Over the last several years in Philadelphia, we have witnessed the erection of the first monument to a Black man in our city, abolitionist Octavius Catto; the first mural to a legal and civic giant, A. Leon Higginbotham, Jr.; a community effort to rename a street from Taney — named for the Supreme Court justice who wrote the Dred Scott decision — for Caroline LeCount, Philly’s own Rosa Parks; and a school renamed from racist president Andrew Jackson to former slave-turned-educator Fanny Coppin Jackson.
Like these people, to me, the All Stars are the everyday folks who are doing the heavy lifting for their race and culture: Teachers, sanitation workers, people who work the traffic lights and run nurseries — both for kids and for your grass — the people who are clerks in local stores. They are the preachers who reach masses of people on a daily basis; the writers whose praises don’t get as well-sung as they should; the social activists who are out there trying to make a better life for us even when we don’t understand what’s at stake.
These are the people Dr. Martin Luther King, Jr., referred to as the “ground crew without whose labor and sacrifices the jet flights to freedom could never have left the earth.”
Marie A. Hicks
Marie A. Hicks
Known as “the Rosa Parks of Girard College,” Marie Hicks led the effort to pressure Philadelphia’s Girard College to integrate.
Hicks was born and raised in Harlem before moving to Philadelphia in the 1960’s with her then husband. In 1965, Hicks — upset that her sons could not attend the Whites-only school — joined Philadelphia NAACP President Cecil B. Moore’s picket lines outside of Girard. Moore also convinced Hicks to join ranks with three other plaintiffs to sue the school.
In addition to her role in the lawsuit, Hicks herself led thousands of picket lines outside the gates of the school, including one joined by Martin Luther King Jr. In May 1968, the U.S. Supreme Court struck down the school’s last appeal and that September, Hicks’s sons were two of four Black students to enter Girard College. Her younger son, Theodore, became the first Black valedictorian when he graduated in 1977.

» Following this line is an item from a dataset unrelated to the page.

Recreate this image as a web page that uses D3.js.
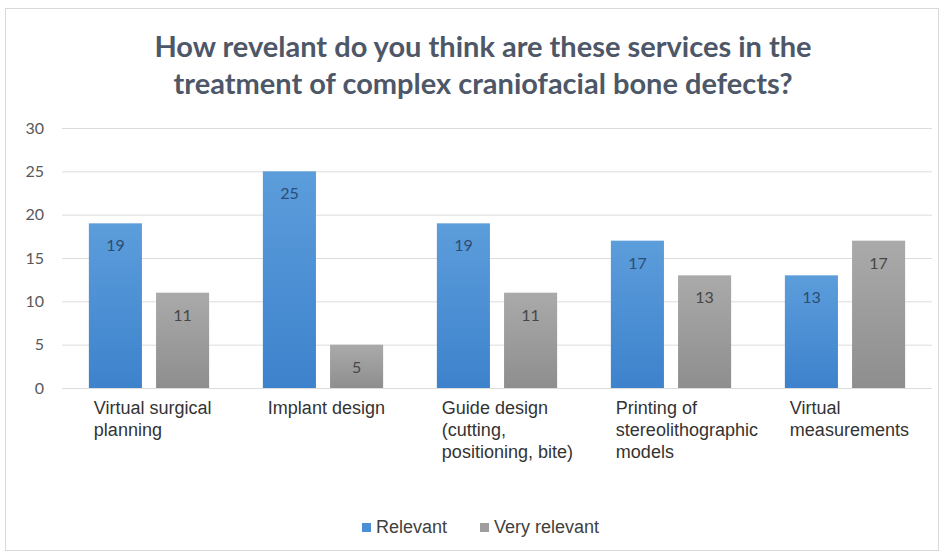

- Responsible for the integration of Girard College
Final word: Bernard Smiley, chairman of the Board of Directors of City Trusts that oversees Girard College: “My father was there when Dr. King came to the wall. If there were one leader of the plaintiffs, it would be Marie Hicks. Her tiny stature — she was less than 5 feet tall — and her fiery, dynamic personality made her all the more effective as the spokesperson for those trying to gain entrance into Girard College.”